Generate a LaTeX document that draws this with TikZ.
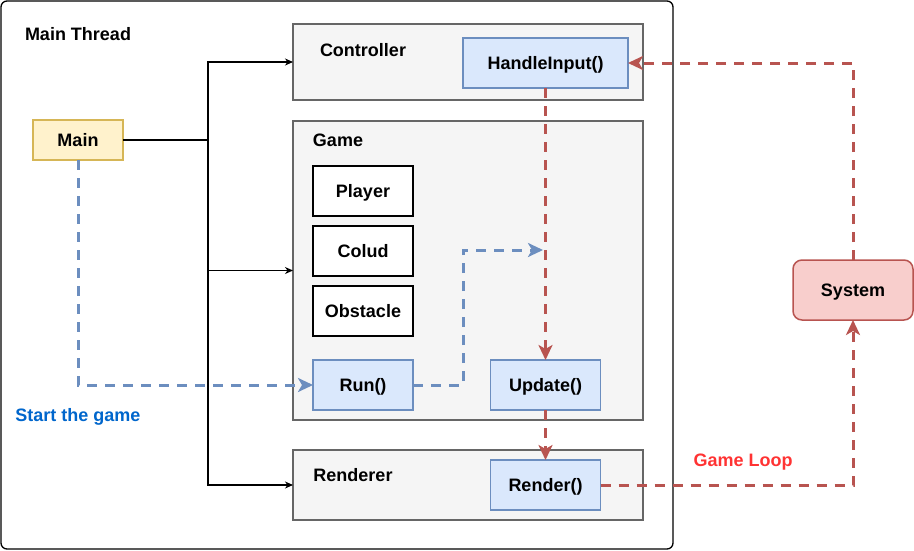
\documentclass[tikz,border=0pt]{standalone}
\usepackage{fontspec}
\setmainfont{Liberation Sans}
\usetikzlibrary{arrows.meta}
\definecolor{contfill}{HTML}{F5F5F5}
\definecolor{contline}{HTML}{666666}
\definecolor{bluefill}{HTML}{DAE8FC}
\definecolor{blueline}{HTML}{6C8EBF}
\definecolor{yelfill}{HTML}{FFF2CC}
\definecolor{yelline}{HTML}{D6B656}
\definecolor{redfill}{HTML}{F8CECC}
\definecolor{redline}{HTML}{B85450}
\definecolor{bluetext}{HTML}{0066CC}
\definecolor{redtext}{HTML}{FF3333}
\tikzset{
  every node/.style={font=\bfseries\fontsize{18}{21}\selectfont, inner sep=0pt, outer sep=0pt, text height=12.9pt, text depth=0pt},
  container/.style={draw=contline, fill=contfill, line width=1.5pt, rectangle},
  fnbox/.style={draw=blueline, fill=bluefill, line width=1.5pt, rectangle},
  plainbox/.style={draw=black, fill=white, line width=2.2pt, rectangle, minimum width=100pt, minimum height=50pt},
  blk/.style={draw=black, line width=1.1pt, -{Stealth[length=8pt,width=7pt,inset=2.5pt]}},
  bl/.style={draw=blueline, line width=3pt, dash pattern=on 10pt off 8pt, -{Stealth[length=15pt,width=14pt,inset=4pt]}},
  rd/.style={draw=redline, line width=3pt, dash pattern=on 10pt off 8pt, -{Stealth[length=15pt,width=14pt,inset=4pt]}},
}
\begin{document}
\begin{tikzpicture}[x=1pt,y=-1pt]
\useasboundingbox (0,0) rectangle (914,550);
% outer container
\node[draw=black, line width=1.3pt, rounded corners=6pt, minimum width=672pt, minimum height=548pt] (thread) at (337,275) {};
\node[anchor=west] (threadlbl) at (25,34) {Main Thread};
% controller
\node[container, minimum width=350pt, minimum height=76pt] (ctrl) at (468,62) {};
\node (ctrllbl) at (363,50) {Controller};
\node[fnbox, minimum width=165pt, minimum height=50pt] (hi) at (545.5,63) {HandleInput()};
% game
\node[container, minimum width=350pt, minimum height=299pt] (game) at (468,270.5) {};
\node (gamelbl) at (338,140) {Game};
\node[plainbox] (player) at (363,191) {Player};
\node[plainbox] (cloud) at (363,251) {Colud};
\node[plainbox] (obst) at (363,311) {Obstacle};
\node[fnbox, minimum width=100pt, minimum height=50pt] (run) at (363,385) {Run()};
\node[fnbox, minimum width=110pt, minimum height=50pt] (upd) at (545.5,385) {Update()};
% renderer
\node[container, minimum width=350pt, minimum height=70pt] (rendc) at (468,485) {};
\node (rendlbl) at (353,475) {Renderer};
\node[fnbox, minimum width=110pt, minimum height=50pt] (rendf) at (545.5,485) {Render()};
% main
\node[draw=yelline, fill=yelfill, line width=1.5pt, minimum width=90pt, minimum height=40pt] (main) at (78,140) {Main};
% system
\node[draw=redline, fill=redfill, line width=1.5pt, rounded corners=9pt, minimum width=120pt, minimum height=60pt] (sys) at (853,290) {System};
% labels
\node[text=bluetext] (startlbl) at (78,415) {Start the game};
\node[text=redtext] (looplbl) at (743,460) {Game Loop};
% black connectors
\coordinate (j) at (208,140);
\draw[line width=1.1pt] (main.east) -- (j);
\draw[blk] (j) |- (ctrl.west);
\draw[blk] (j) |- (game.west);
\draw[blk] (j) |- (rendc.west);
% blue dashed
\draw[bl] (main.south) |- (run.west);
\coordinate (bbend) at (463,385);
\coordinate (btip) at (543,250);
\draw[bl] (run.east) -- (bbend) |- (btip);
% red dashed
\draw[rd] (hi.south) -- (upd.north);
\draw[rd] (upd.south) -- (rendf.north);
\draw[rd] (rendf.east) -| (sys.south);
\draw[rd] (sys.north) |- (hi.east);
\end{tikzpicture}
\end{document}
◆ ◆ ◆ ◆ ◆
[Written problem]
Transcribe the whole listing, character for character, but not its images.

[Solution for this problem]
Generate a LaTeX document that draws this with TikZ.
\documentclass[tikz,border=0pt]{standalone}
\usepackage{fontspec}
\setmainfont{Liberation Sans}
\usetikzlibrary{arrows.meta}
\definecolor{contfill}{HTML}{F5F5F5}
\definecolor{contline}{HTML}{666666}
\definecolor{bluefill}{HTML}{DAE8FC}
\definecolor{blueline}{HTML}{6C8EBF}
\definecolor{yelfill}{HTML}{FFF2CC}
\definecolor{yelline}{HTML}{D6B656}
\definecolor{redfill}{HTML}{F8CECC}
\definecolor{redline}{HTML}{B85450}
\definecolor{bluetext}{HTML}{0066CC}
\definecolor{redtext}{HTML}{FF3333}
\tikzset{
  every node/.style={font=\bfseries\fontsize{18}{21}\selectfont, inner sep=0pt, outer sep=0pt, text height=12.9pt, text depth=0pt},
  container/.style={draw=contline, fill=contfill, line width=1.5pt, rectangle},
  fnbox/.style={draw=blueline, fill=bluefill, line width=1.5pt, rectangle},
  plainbox/.style={draw=black, fill=white, line width=2.2pt, rectangle, minimum width=100pt, minimum height=50pt},
  blk/.style={draw=black, line width=1.1pt, -{Stealth[length=8pt,width=7pt,inset=2.5pt]}},
  bl/.style={draw=blueline, line width=3pt, dash pattern=on 10pt off 8pt, -{Stealth[length=15pt,width=14pt,inset=4pt]}},
  rd/.style={draw=redline, line width=3pt, dash pattern=on 10pt off 8pt, -{Stealth[length=15pt,width=14pt,inset=4pt]}},
}
\begin{document}
\begin{tikzpicture}[x=1pt,y=-1pt]
\useasboundingbox (0,0) rectangle (914,550);
% outer container
\node[draw=black, line width=1.3pt, rounded corners=6pt, minimum width=672pt, minimum height=548pt] (thread) at (337,275) {};
\node[anchor=west] (threadlbl) at (25,34) {Main Thread};
% controller
\node[container, minimum width=350pt, minimum height=76pt] (ctrl) at (468,62) {};
\node (ctrllbl) at (363,50) {Controller};
\node[fnbox, minimum width=165pt, minimum height=50pt] (hi) at (545.5,63) {HandleInput()};
% game
\node[container, minimum width=350pt, minimum height=299pt] (game) at (468,270.5) {};
\node (gamelbl) at (338,140) {Game};
\node[plainbox] (player) at (363,191) {Player};
\node[plainbox] (cloud) at (363,251) {Colud};
\node[plainbox] (obst) at (363,311) {Obstacle};
\node[fnbox, minimum width=100pt, minimum height=50pt] (run) at (363,385) {Run()};
\node[fnbox, minimum width=110pt, minimum height=50pt] (upd) at (545.5,385) {Update()};
% renderer
\node[container, minimum width=350pt, minimum height=70pt] (rendc) at (468,485) {};
\node (rendlbl) at (353,475) {Renderer};
\node[fnbox, minimum width=110pt, minimum height=50pt] (rendf) at (545.5,485) {Render()};
% main
\node[draw=yelline, fill=yelfill, line width=1.5pt, minimum width=90pt, minimum height=40pt] (main) at (78,140) {Main};
% system
\node[draw=redline, fill=redfill, line width=1.5pt, rounded corners=9pt, minimum width=120pt, minimum height=60pt] (sys) at (853,290) {System};
% labels
\node[text=bluetext] (startlbl) at (78,415) {Start the game};
\node[text=redtext] (looplbl) at (743,460) {Game Loop};
% black connectors
\coordinate (j) at (208,140);
\draw[line width=1.1pt] (main.east) -- (j);
\draw[blk] (j) |- (ctrl.west);
\draw[blk] (j) |- (game.west);
\draw[blk] (j) |- (rendc.west);
% blue dashed
\draw[bl] (main.south) |- (run.west);
\coordinate (bbend) at (463,385);
\coordinate (btip) at (543,250);
\draw[bl] (run.east) -- (bbend) |- (btip);
% red dashed
\draw[rd] (hi.south) -- (upd.north);
\draw[rd] (upd.south) -- (rendf.north);
\draw[rd] (rendf.east) -| (sys.south);
\draw[rd] (sys.north) |- (hi.east);
\end{tikzpicture}
\end{document}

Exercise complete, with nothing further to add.